7. A simple example with HMM

python file

In this example, we will:

Create a HMM H from scratch,
Use it to generate a training set,
Use the Baum-Welch algorithm to learn, from the training set, H,
Compare H with the output model.

Creating a HMM

We can create the model depicted above like this:

>>> import jajapy as ja
>>> transitions = [(0,1,0.5),(0,2,0.5),(1,3,1.0),(2,4,1.0),
>>>                        (3,0,0.8),(3,1,0.1),(3,2,0.1),(4,3,1.0)]
>>> emission = [(0,"x",0.4),(0,"y",0.6),(1,"a",0.8),(1,"b",0.2),
>>>                     (2,"a",0.1),(2,"b",0.9),(3,"x",0.5),(3,"y",0.5),(4,"y",1.0)]
>>> original_model = ja.createHMM(transitions,emission,initial_state=0,name="My HMM")

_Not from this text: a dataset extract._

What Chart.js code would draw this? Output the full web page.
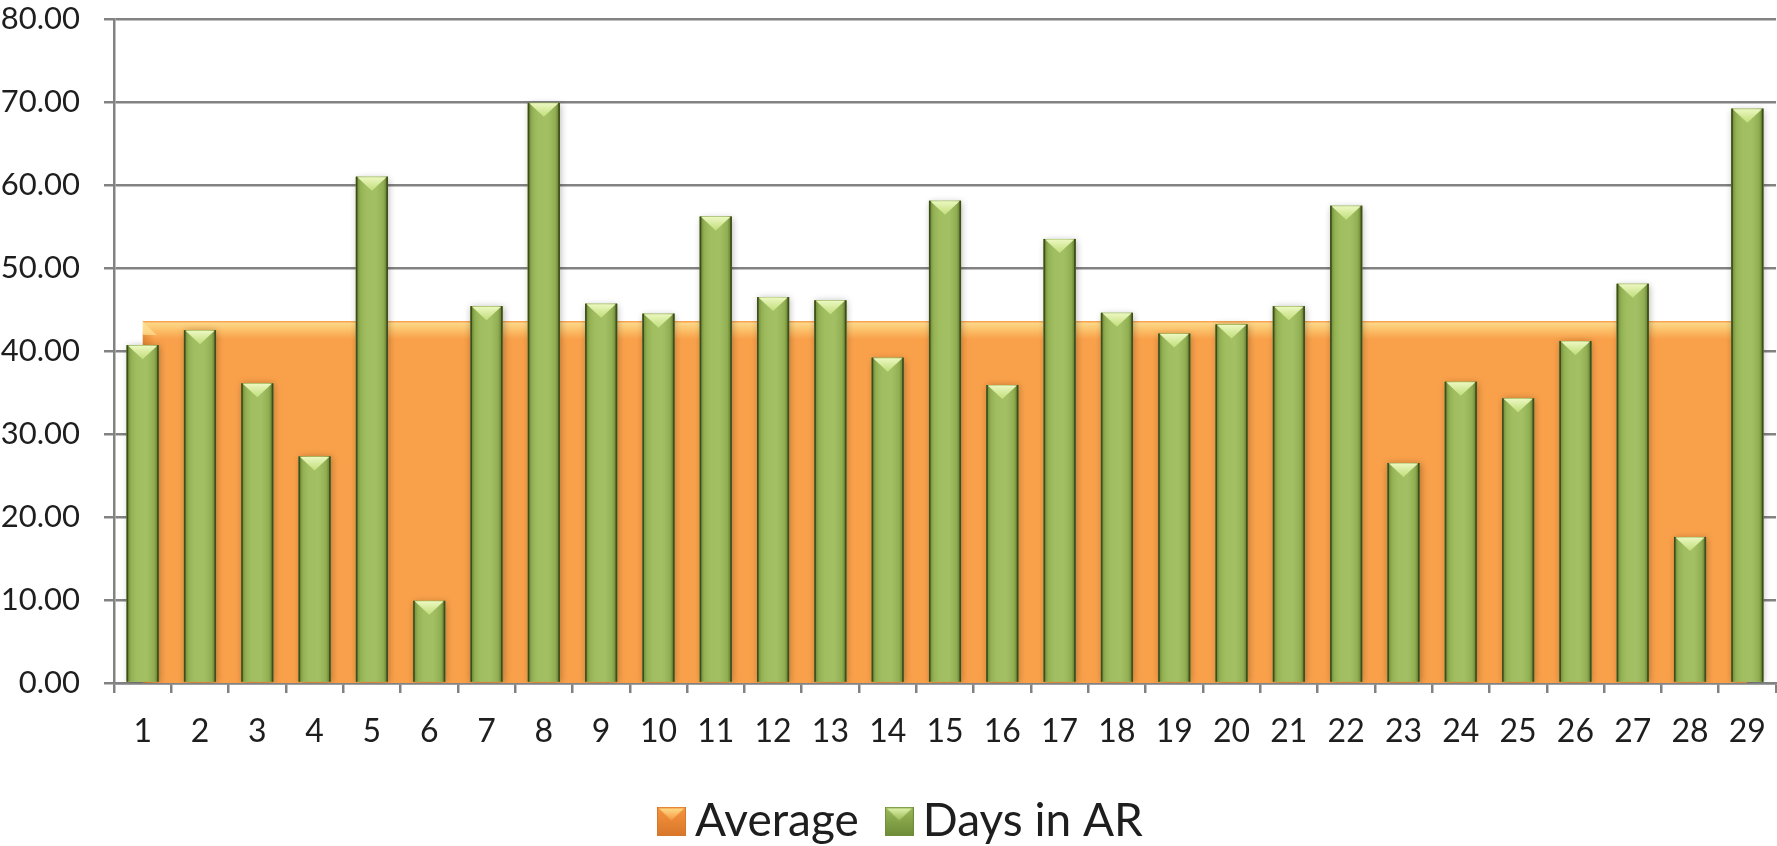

(optional) This model can be saved into a text file and then loaded as follow:

>>> original_model.save("my_model.txt")
>>> original_model = ja.loadHMM("my_model.txt")

Generating a training set

Now we can generate a training set. This training set contains 1000 traces, which all consists of 10 observations.

# We generate 1000 sequences of 10 observations
>>> training_set = original_model.generateSet(set_size=1000, param=10)

(optional) This Set can be saved into a text file and then loaded as follow:

>>> training_set.save("my_training_set.txt")
>>> training_set = ja.loadSet("my_training_set.txt")

Learning a HMM using BW

Let now use our training set to learn original_model with the Baum-Welch algorithm:

>>> initial_hypothesis = ja.HMM_random(5,alphabet=list("abxy"),random_initial_state=False)
>>> output_model = ja.BW().fit(training_set, initial_hypothesis)
Learning an HMM...
|████████████████████████████████████████| (!) 57 in 41.2s (1.38/s)

---------------------------------------------
Learning finished
Iterations:        57
Running time:      41.285359
---------------------------------------------

It’s important here to manually create and give the initial hypothesis: the training set being a set of labels sequences, the fit method will automatically use a random MC as initial hypothesis, except if a model is explicitly given as such.

Evaluating the BW output model

Eventually we compare the output model with the original one. The usual way to do so is to generate a test set and compare the loglikelihood of it under each of the two models. As the training set, our test set will contain 1000 traces of length 10.

# We generate 1000 sequences of 10 observations
>>> test_set = original_model.generateSet(set_size=1000, param=10)

Now we can compute the loglikelihood under each model:

>>> ll_original = original_model.logLikelihood(test_set)
>>> ll_output   =   output_model.logLikelihood(test_set)
>>> quality = ll_original - ll_output
>>> print(quality)
loglikelihood distance: 0.008752247033669391

If quality is positive then we are overfitting.